6 Comments on "Britain creates new oil and gas regulator to tackle falling output"

  1. rockman on Mon, 24th Feb 2014 6:30 pm 

    “Running a new regulator is estimated to cost $30 – $50 million a year, a small amount compared to revenues oil and gas explorers make from selling fossil fuel.” More bureaucratic BS IMHO. Yes…small compared to industry revenue. And very small compared to the revenue the British govt receives from the NS operators. During 2009-10 the govt collected $10.8 BILLION from operators in the form of the North Sea corporation tax and the Petroleum revenue tax. The “regulator” expense represents less that 0.5% of the govt revenue.

    So if the govt thinks this new regulator “tackling the decline in oil and gas output is an urgent matter” and would truly be beneficial to the process you would think they wouldn’t hesitate to fund the effort themselves. So just maybe it’s really more of a scheme to pull a tad more income from NS operators and won’t really make a difference in their opinion.

  2. Nony on Mon, 24th Feb 2014 7:08 pm 

    I agree that funding from already existing tax revenue seems like a no brainer. ESPECIALLY if they really think the entity will lead to increased production (and thus more taxes) in the end.

    Few questions:

    1. “The new regulator will block any major investments that do not sufficiently focus on extracting maximum potential from North Sea fields, a move which could result in some operators losing their licences, Wood said.” What does this mean (what examples are they talking about?) Also, why would any operator not already be incented to maximize potential? (Not saying it’s impossible people are playing games, but wonder if so, how.) Or do they think that they can sort of pick winners and losers better than the auctions do?

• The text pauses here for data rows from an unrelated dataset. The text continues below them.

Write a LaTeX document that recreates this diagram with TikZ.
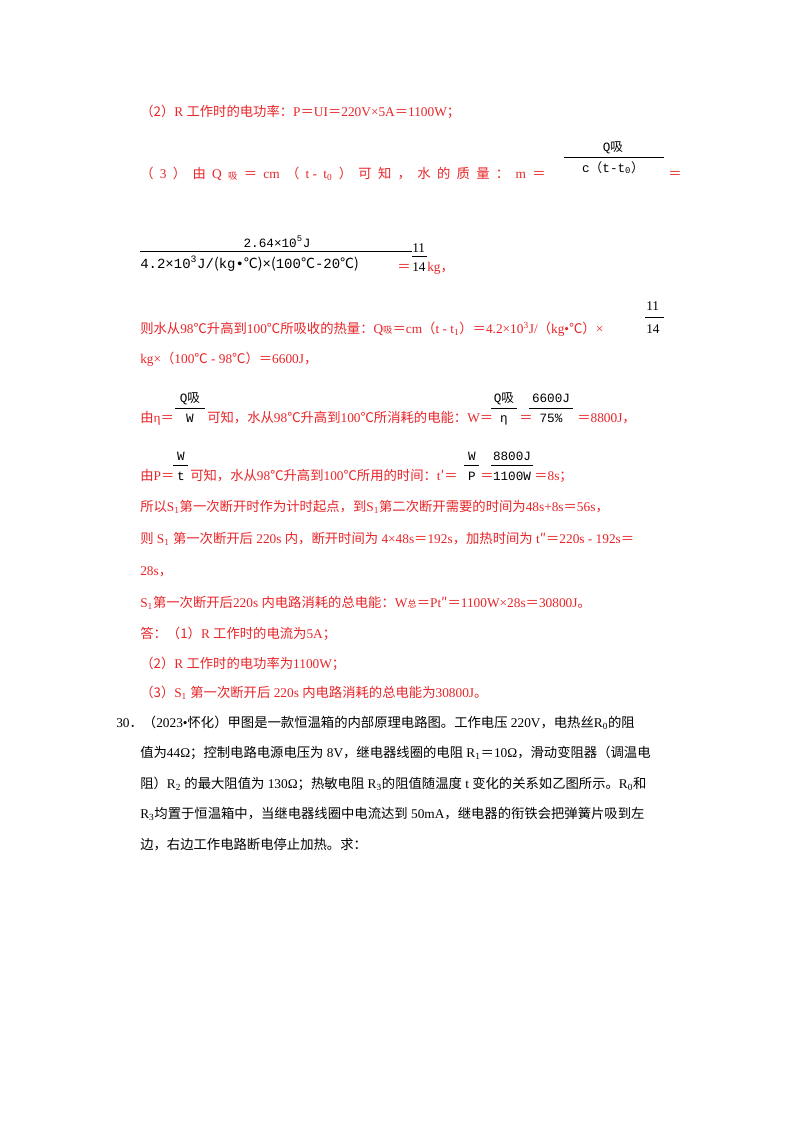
\documentclass[tikz,border=0pt]{standalone}
\usepackage{fontspec}
\setmainfont{Liberation Serif}
\setmonofont{Liberation Mono}
\newfontfamily\cjk{Noto Sans CJK SC}
\newcommand{\zh}[1]{{\cjk #1}}
\definecolor{ansred}{RGB}{232,36,40}
\tikzset{
  txt/.style={anchor=base west,inner sep=0pt,font=\fontsize{10}{12}\selectfont},
  ans/.style={txt,text=ansred},
  frc/.style={anchor=base,inner sep=0pt,font=\fontsize{9.5}{11}\selectfont\ttfamily},
  bar/.style={line width=0.5pt}
}
\begin{document}
\begin{tikzpicture}[x=0.75pt,y=-0.75pt]
  \useasboundingbox (0,0) rectangle (800,1132);
  % part (2)
  \node[ans] (l1) at (140,116) {\zh{（2）}R \zh{工作时的电功率：}P\zh{＝}UI\zh{＝}220V×5A\zh{＝}1100W\zh{；}};
  % part (3)
  \node[ans] (l2) at (140,178) {\makebox[304pt][s]{\zh{（}\hfill3\hfill\zh{）}\hfill\zh{由}\hfill Q\hfill\raisebox{-1pt}{\zh{\scriptsize 吸}}\hfill\zh{＝}\hfill cm\hfill\zh{（}\hfill t -\hfill t\textsubscript{0}\hfill\zh{）}\hfill\zh{可}\hfill\zh{知}\hfill\zh{，}\hfill\zh{水}\hfill\zh{的}\hfill\zh{质}\hfill\zh{量}\hfill\zh{：}\hfill m\hfill\zh{＝}}};
  \node[frc] (f1n) at (613,151) {Q\zh{吸}};
  \draw[bar] (564,157) -- (664,157);
  \node[frc] (f1d) at (613,172) {c\zh{（}t-t\textsubscript{0}\zh{）}};
  \node[ans] (l2e) at (668,178) {\zh{＝}};
  % big fraction
  \node[frc] (f2n) at (277,247) {2.64×10\textsuperscript{5}J};
  \draw[bar] (140,251) -- (412,251);
  \node[frc,anchor=base west,font=\fontsize{10.5}{12}\selectfont\ttfamily] (f2d) at (140,268) {4.2×10\textsuperscript{3}J/\zh{(}kg•\zh{℃)}×\zh{(}100\zh{℃}-20\zh{℃)}};
  \node[ans] (eq2) at (397,271) {\zh{＝}};
  \node[txt] (n11) at (412,252) {11};
  \draw[bar] (412,256) -- (427,256);
  \node[txt] (n14) at (412,271) {14};
  \node[ans] (kg) at (427,271) {kg\zh{，}};
  % heat absorbed
  \node[ans] (l5) at (140,333) {\zh{则水从}98\zh{℃升高到}100\zh{℃所吸收的热量：}Q\zh{\scriptsize 吸}\zh{＝}cm\zh{（}t - t\textsubscript{1}\zh{）＝}4.2×10\textsuperscript{3}J/\zh{（}kg•\zh{℃）}×};
  \node[txt] (m11) at (646,310) {11};
  \draw[bar] (645,317) -- (664,317);
  \node[txt] (m14) at (646,333) {14};
  \node[ans] (l6) at (140,363) {kg×\zh{（}100\zh{℃} - 98\zh{℃）＝}6600J\zh{，}};
  % efficiency
  \node[ans] (l7a) at (140,422) {\zh{由}η\zh{＝}};
  \node[frc] (f3n) at (190,402) {Q\zh{吸}};
  \draw[bar] (175,408) -- (205,408);
  \node[frc] (f3d) at (190,422) {W};
  \node[ans] (l7b) at (207,422) {\zh{可知，水从}98\zh{℃升高到}100\zh{℃所消耗的电能：}W\zh{＝}};
  \node[frc] (f4n) at (504,402) {Q\zh{吸}};
  \draw[bar] (491,408) -- (517,408);
  \node[frc] (f4d) at (504,422) {η};
  \node[ans] (l7c) at (519,422) {\zh{＝}};
  \node[frc] (f5n) at (551,402) {6600J};
  \draw[bar] (529,408) -- (573,408);
  \node[frc] (f5d) at (551,422) {75\%};
  \node[ans] (l7d) at (577,422) {\zh{＝}8800J\zh{，}};
  % time
  \node[ans] (l8a) at (140,480) {\zh{由}P\zh{＝}};
  \node[frc] (f6n) at (181,460) {W};
  \draw[bar] (173,465) -- (188,465);
  \node[frc] (f6d) at (181,480) {t};
  \node[ans] (l8b) at (190,480) {\zh{可知，水从}98\zh{℃升高到}100\zh{℃所用的时间：}t\zh{′＝}};
  \node[frc] (f7n) at (472,460) {W};
  \draw[bar] (464,465) -- (479,465);
  \node[frc] (f7d) at (472,480) {P};
  \node[ans] (l8c) at (480,480) {\zh{＝}};
  \node[frc] (f8n) at (512,460) {8800J};
  \draw[bar] (491,465) -- (533,465);
  \node[frc] (f8d) at (512,480) {1100W};
  \node[ans] (l8d) at (534,480) {\zh{＝}8s\zh{；}};
  % remaining lines
  \node[ans] (l9) at (140,511) {\zh{所以}S\textsubscript{1}\zh{第一次断开时作为计时起点，到}S\textsubscript{1}\zh{第二次断开需要的时间为}48s+8s\zh{＝}56s\zh{，}};
  \node[ans] (l10) at (140,543) {\zh{则} S\textsubscript{1} \zh{第一次断开后} 220s \zh{内，断开时间为} 4×48s\zh{＝}192s\zh{，加热时间为} t\zh{″＝}220s - 192s\zh{＝}};
  \node[ans] (l11) at (140,575) {28s\zh{，}};
  \node[ans] (l12) at (140,607) {S\textsubscript{1}\zh{第一次断开后}220s \zh{内电路消耗的总电能：}W\zh{\scriptsize 总}\zh{＝}Pt\zh{″＝}1100W×28s\zh{＝}30800J\zh{。}};
  \node[ans] (l13) at (140,638) {\zh{答：（1）}R \zh{工作时的电流为}5A\zh{；}};
  \node[ans] (l14) at (140,668) {\zh{（2）}R \zh{工作时的电功率为}1100W\zh{；}};
  \node[ans] (l15) at (140,697) {\zh{（3）}S\textsubscript{1} \zh{第一次断开后} 220s \zh{内电路消耗的总电能为}30800J\zh{。}};
  % question 30
  \node[txt] (q1) at (116,727) {30\zh{．（}2023•\zh{怀化）甲图是一款恒温箱的内部原理电路图。工作电压} 220V\zh{，电热丝}R\textsubscript{0}\zh{的阻}};
  \node[txt] (q2) at (140,757) {\zh{值为}44Ω\zh{；控制电路电源电压为} 8V\zh{，继电器线圈的电阻} R\textsubscript{1}\zh{＝}10Ω\zh{，滑动变阻器（调温电}};
  \node[txt] (q3) at (140,788) {\zh{阻）}R\textsubscript{2} \zh{的最大阻值为} 130Ω\zh{；热敏电阻} R\textsubscript{3}\zh{的阻值随温度} t \zh{变化的关系如乙图所示。}R\textsubscript{0}\zh{和}};
  \node[txt] (q4) at (140,818) {R\textsubscript{3}\zh{均置于恒温箱中，当继电器线圈中电流达到} 50mA\zh{，继电器的衔铁会把弹簧片吸到左}};
  \node[txt] (q5) at (140,849) {\zh{边，右边工作电路断电停止加热。求：}};
\end{tikzpicture}
\end{document}
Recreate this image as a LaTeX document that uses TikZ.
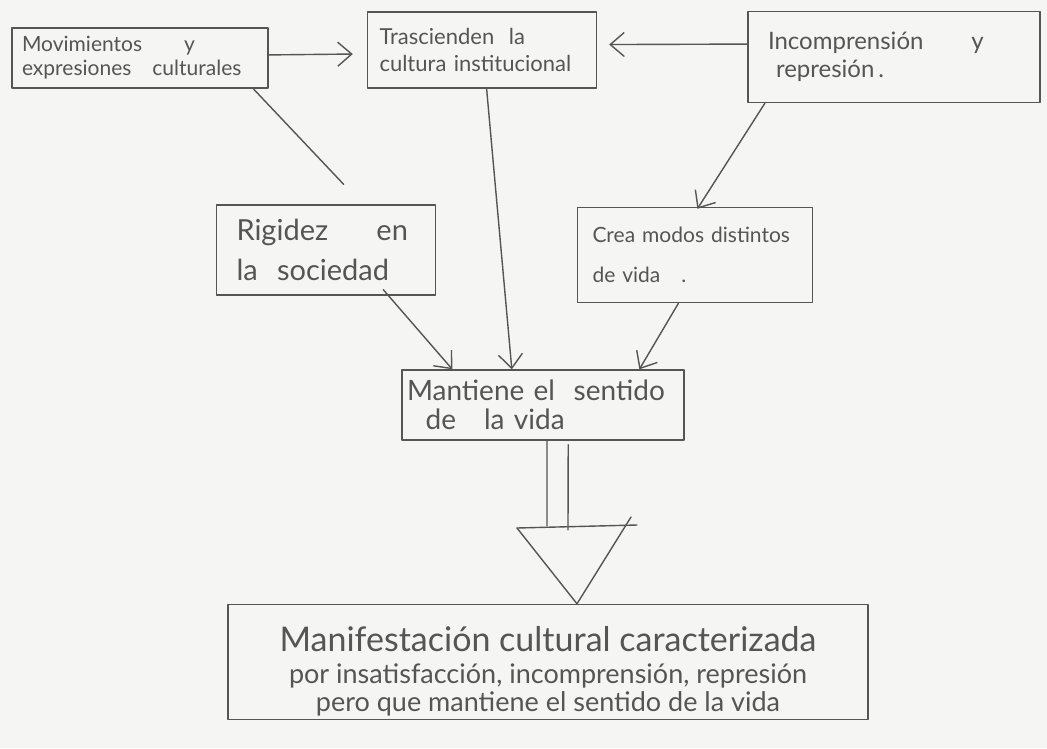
\documentclass[tikz,border=0pt]{standalone}
\usepackage{fontspec}
\setmainfont{Lato}
\usetikzlibrary{arrows.meta,calc}
\definecolor{ink}{HTML}{555555}
\definecolor{paper}{HTML}{F5F5F3}
\begin{document}
\begin{tikzpicture}[x=1pt,y=-1pt,
  ink line/.style={draw=ink,line width=1.4pt,line cap=round,line join=round},
  box/.style={ink line,rectangle,inner ysep=4pt,align=left,text=ink,anchor=center},
  flow/.style={ink line,-{Straight Barb[length=14pt,width=24pt,line width=1.4pt]}},
  plain/.style={ink line}]
  % sheet
  \fill[paper] (0,0) rectangle (1047,748);
  \useasboundingbox (0,0) rectangle (1047,748);

  % boxes
  \node[box,minimum width=256pt,minimum height=60pt,inner xsep=10pt,text width=236pt,
        font=\fontsize{21}{24}\selectfont]
    (mov) at (140,58) {Movimientos\qquad y\\expresiones\ \ \ culturales};
  \node[box,minimum width=229pt,minimum height=76pt,inner xsep=12pt,text width=205pt,
        font=\fontsize{22}{27}\selectfont]
    (tra) at (482,50) {Trascienden\ \ la\\cultura institucional};
  \node[box,minimum width=292pt,minimum height=91pt,inner xsep=20pt,text width=252pt,
        font=\fontsize{24}{28}\selectfont]
    (inc) at (894,57) {Incomprensión\qquad y\\\ represión\,.};
  \node[box,minimum width=219pt,minimum height=90pt,inner xsep=20pt,text width=179pt,
        font=\fontsize{29}{40}\selectfont]
    (rig) at (326,250) {Rigidez\quad\ \ en\\la\ \ sociedad};
  \node[box,minimum width=235pt,minimum height=95pt,inner xsep=15pt,text width=205pt,
        font=\fontsize{21}{40}\selectfont]
    (cre) at (695,255) {Crea modos distintos\\de vida\ \ \ .};
  \node[box,minimum width=282pt,minimum height=70pt,inner xsep=5pt,text width=272pt,
        font=\fontsize{28}{29}\selectfont]
    (man) at (543,405) {Mantiene el\ \ sentido\\\ \ de\ \ \ la vida};
  \node[box,minimum width=640pt,minimum height=115pt,inner ysep=0pt,align=center,
        font=\fontsize{27}{28}\selectfont]
    (fin) at (548,662) {\rule{0pt}{44pt}{\fontsize{34}{38}\selectfont Manifestación cultural caracterizada}\\[4pt]
      por insatisfacción, incomprensión, represión\\
      pero que mantiene el sentido de la vida};

  % connectors
  \draw[flow,shorten >=14pt] ($(mov.north east)!0.45!(mov.south east)$)
    -- ($(tra.north west)!0.55!(tra.south west)$);
  \draw[flow,shorten >=12pt] ($(inc.north west)!0.36!(inc.south west)$)
    -- ($(tra.north east)!0.43!(tra.south east)$);
  \coordinate (rigtop) at ($(rig.north west)!0.58!(rig.north east)+(0,-20)$);
  \draw[plain] ($(mov.south west)!0.94!(mov.south east)$) -- (rigtop);
  \draw[flow] ($(tra.south west)!0.52!(tra.south east)$)
    -- ($(man.north west)!0.39!(man.north east)$);
  \draw[flow] ($(inc.south west)!0.06!(inc.south east)$)
    -- ($(cre.north west)!0.51!(cre.north east)+(0,2)$);
  \draw[flow] ($(rig.south west)!0.76!(rig.south east)+(0,-6)$)
    -- ($(man.north west)!0.18!(man.north east)$);
  \draw[flow] ($(cre.south west)!0.43!(cre.south east)$)
    -- ($(man.north west)!0.84!(man.north east)$);

  % wide arrow from "Mantiene" down to the final box
  \coordinate (tipL) at (517,528);
  \coordinate (tipR) at (637,525);
  \draw[plain] ($(man.south west)!0.514!(man.south east)$) -- (547,526);
  \draw[plain] ($(man.south west)!0.589!(man.south east)+(0,4)$) -- (568,530);
  \draw[plain] (tipL) -- (tipR);
  \draw[plain] (tipL) -- (fin.north -| 577,0) -- (631,517);
\end{tikzpicture}
\end{document}
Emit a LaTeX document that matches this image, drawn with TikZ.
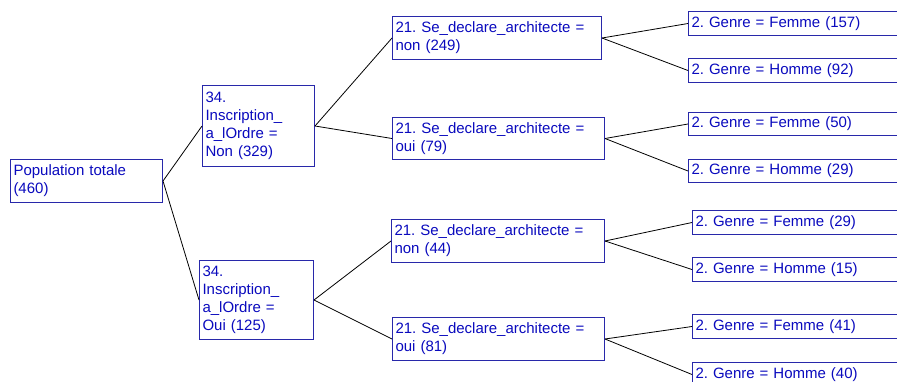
\documentclass[tikz,border=0pt]{standalone}
\usepackage{fontspec}
\setmainfont{Liberation Sans}
\frenchspacing
\definecolor{bordercol}{RGB}{40,40,170}
\definecolor{txtcol}{RGB}{10,10,190}
\begin{document}
\begin{tikzpicture}[x=1pt,y=-1pt,
  treebox/.style={draw=bordercol, line width=1pt, text=txtcol, anchor=north west,
    align=left, inner xsep=3pt, inner ysep=0pt,
    font=\fontsize{15}{18}\selectfont\frenchspacing},
  link/.style={draw=black, line width=0.8pt}]
\useasboundingbox (0,0) rectangle (897,381);
\clip (0,0) rectangle (897,381);
\fill[white] (0,0) rectangle (897,381);
% level 0
\node[treebox, text width=146pt, minimum height=43pt] (root) at (10,159) {Population totale\\(460)};
% level 1
\node[treebox, text width=106pt, minimum height=81pt] (non) at (202,85) {34.\\Inscription\_\\a\_lOrdre =\\Non (329)};
\node[treebox, text width=108pt, minimum height=79pt] (oui) at (199,260) {34.\\Inscription\_\\a\_lOrdre =\\Oui (125)};
% level 2
\node[treebox, text width=203pt, minimum height=43pt] (s1) at (392,16) {21. Se\_declare\_architecte =\\non (249)};
\node[treebox, text width=206pt, minimum height=42pt] (s2) at (392,117) {21. Se\_declare\_architecte =\\oui (79)};
\node[treebox, text width=207pt, minimum height=43pt] (s3) at (391,219) {21. Se\_declare\_architecte =\\non (44)};
\node[treebox, text width=206pt, minimum height=43pt] (s4) at (392,317) {21. Se\_declare\_architecte =\\oui (81)};
% level 3
\node[treebox, text width=206pt, minimum height=24pt] (g1) at (688,11) {2. Genre = Femme (157)};
\node[treebox, text width=206pt, minimum height=24pt] (g2) at (688,58) {2. Genre = Homme (92)};
\node[treebox, text width=206pt, minimum height=23pt] (g3) at (688,112) {2. Genre = Femme (50)};
\node[treebox, text width=206pt, minimum height=23pt] (g4) at (688,159) {2. Genre = Homme (29)};
\node[treebox, text width=202pt, minimum height=24pt] (g5) at (692,210) {2. Genre = Femme (29)};
\node[treebox, text width=202pt, minimum height=24pt] (g6) at (692,257) {2. Genre = Homme (15)};
\node[treebox, text width=202pt, minimum height=24pt] (g7) at (692,314) {2. Genre = Femme (41)};
\node[treebox, text width=202pt, minimum height=24pt] (g8) at (692,362) {2. Genre = Homme (40)};
% connectors
\draw[link] (root.east) -- (non.west);
\draw[link] (root.east) -- (oui.west);
\draw[link] (non.east) -- (s1.west);
\draw[link] (non.east) -- (s2.west);
\draw[link] (oui.east) -- (s3.west);
\draw[link] (oui.east) -- (s4.west);
\draw[link] (s1.east) -- (g1.west);
\draw[link] (s1.east) -- (g2.west);
\draw[link] (s2.east) -- (g3.west);
\draw[link] (s2.east) -- (g4.west);
\draw[link] (s3.east) -- (g5.west);
\draw[link] (s3.east) -- (g6.west);
\draw[link] (s4.east) -- (g7.west);
\draw[link] (s4.east) -- (g8.west);
\end{tikzpicture}
\end{document}
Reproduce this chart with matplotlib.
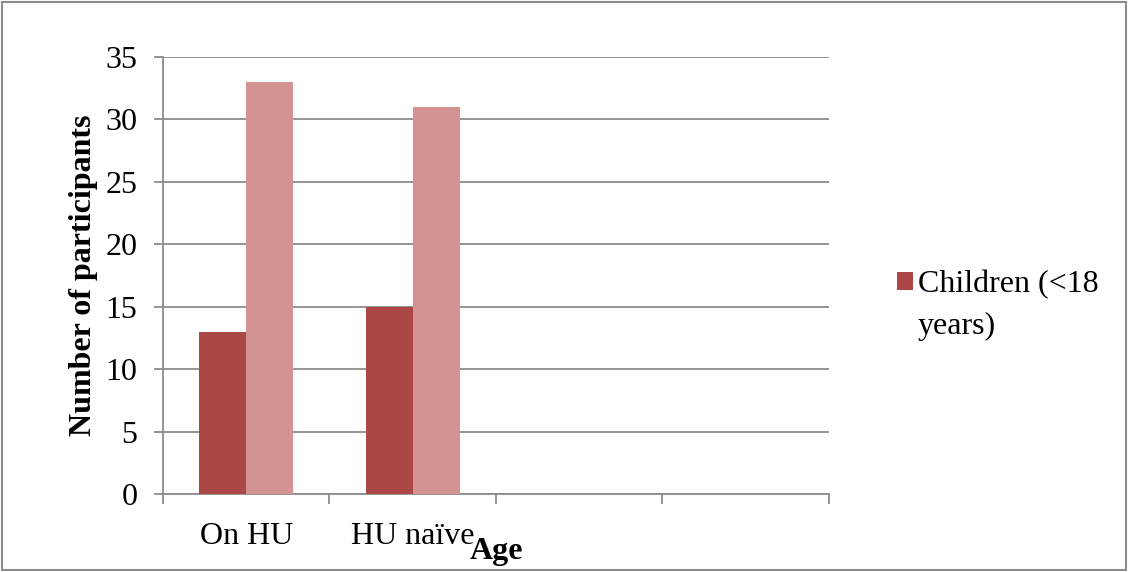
import numpy as np
import matplotlib
matplotlib.use('Agg')
from matplotlib import pyplot as plt
from matplotlib.patches import Rectangle

plt.rcParams['font.family'] = ['Liberation Serif', 'DejaVu Serif']

# data
categories = ['On HU', 'HU naïve', '', '']
children = [13, 15, 0, 0]
adults = [33, 31, 0, 0]
legend_lines = ['Children (<18', 'years)']

dark = '#ab4745'
light = '#d49393'
grey = '#8c8c8c'
fs = 23

fig = plt.figure(figsize=(11.28, 5.72), dpi=100)
ax = fig.add_axes([0.1445, 0.1364, 0.5904, 0.7639])

x = np.arange(len(categories))
w = 0.282
ax.bar(x - w / 2, children, w, color=dark, label=legend_lines[0], zorder=3)
ax.bar(x + w / 2, adults, w, color=light, zorder=3)

ax.set_xlim(-0.5, len(categories) - 0.5)
ax.set_ylim(0, 35)
ax.set_yticks(range(0, 36, 5))
ax.yaxis.grid(True, color=grey, linewidth=1.3, zorder=0)

# boundary ticks between categories, labels centred on the groups
ax.set_xticks(np.arange(-0.5, len(categories), 1.0))
ax.set_xticklabels([])
ax.set_xticks(x, minor=True)
ax.set_xticklabels(categories, minor=True)
ax.tick_params(axis='x', which='major', length=7, color=grey, width=1.3)
ax.tick_params(axis='x', which='minor', length=0, pad=20, labelsize=fs)
ax.tick_params(axis='y', length=6.5, color=grey, width=1.3, labelsize=fs, pad=12)

for s in ['top', 'right']:
    ax.spines[s].set_visible(False)
for s in ['left', 'bottom']:
    ax.spines[s].set_color(grey)
    ax.spines[s].set_linewidth(1.3)

ax.set_ylabel('Number of participants', fontsize=fs, fontweight='bold', labelpad=5)
fig.text(0.4406, 0.0367, 'Age', fontsize=fs, fontweight='bold', ha='center', va='center')

h, l = ax.get_legend_handles_labels()
fig.legend(h, l, loc='center left', bbox_to_anchor=(897 / 1128, 1 - 285 / 572),
           frameon=False, fontsize=fs, handlelength=0.5, handleheight=0.5,
           handletextpad=0.16, borderaxespad=0, borderpad=0)
fig.text(918 / 1128, 1 - 334 / 572, legend_lines[1], fontsize=fs, va='baseline', ha='left')

# outer frame
fig.patches.append(Rectangle((0.002, 0.003), 0.996, 0.994, transform=fig.transFigure,
                             fill=False, edgecolor=grey, linewidth=1.5))

plt.savefig('out.png', dpi=100)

    2. How important are regulators? We have 50 different state examples in the US and a lot of different countries to look at. What are some of the better ones. Or if none are “good”, surely some are “bad” and others are “do no harm”. In other words, what makes up a good regulator. What could they change in the UK to make things better. (What are the parameters to vary?)

    3. Will this new regulator entity cover oil and gas in general (including onshore) or just offshore?

  3. Kenz300 on Mon, 24th Feb 2014 7:56 pm 

    The cost of oil, coal and nuclear keeps rising…..

    The cost of wind and solar keeps dropping ………….

    Yet the powers that be continue to go down the same path pushing for more gas and oil………

  4. mike on Mon, 24th Feb 2014 8:21 pm 

    ” 24 billion barrels of oil equivalent”

    Production is declining, the most easily reached oil has been reached. All that is left soon will be the tough stuff, onlyt worth getting if oil prices go up, presumably. The North Sea is near being worked out, but both the UK government, and the Scottish government are hyping this fabulous wealth that is there for the taking. Cameron, because he can say that only a UK (“sixthe largest economy in the world”)that includes Scotland has the clout to ensure the continued development of the “vast” wealth, and Salmond because he can say an independent Scotland can be financed by the exploitation of this oil wealth. They are both fools. 24 Billion barrels of oil equivalent maybe (Much of it presumably gas down in the English sector) but flowing out into the refineries and tanks on land at such a slow rate that it will generate piddling amounts of wealth per year. Not enough to restore the UK to oil independence, and not enough to provide the income to a high spending indepenbdent Scotland.

  5. rockman on Mon, 24th Feb 2014 8:33 pm 

    Nony – To be honest little of what they say makes sense to me. The one area that could be focused upon is to share some infrastructure on more of a “commons basis”. For instance I have a NG pipeline with extra capacity. You don’t have enough reserves in your well to justify a pipeline. I’ll let you use my line but I’ll charge you so much that it loses incentive for you. In such a situation the govt might require I give you access. Unfortunately the details of such situations are far more complex.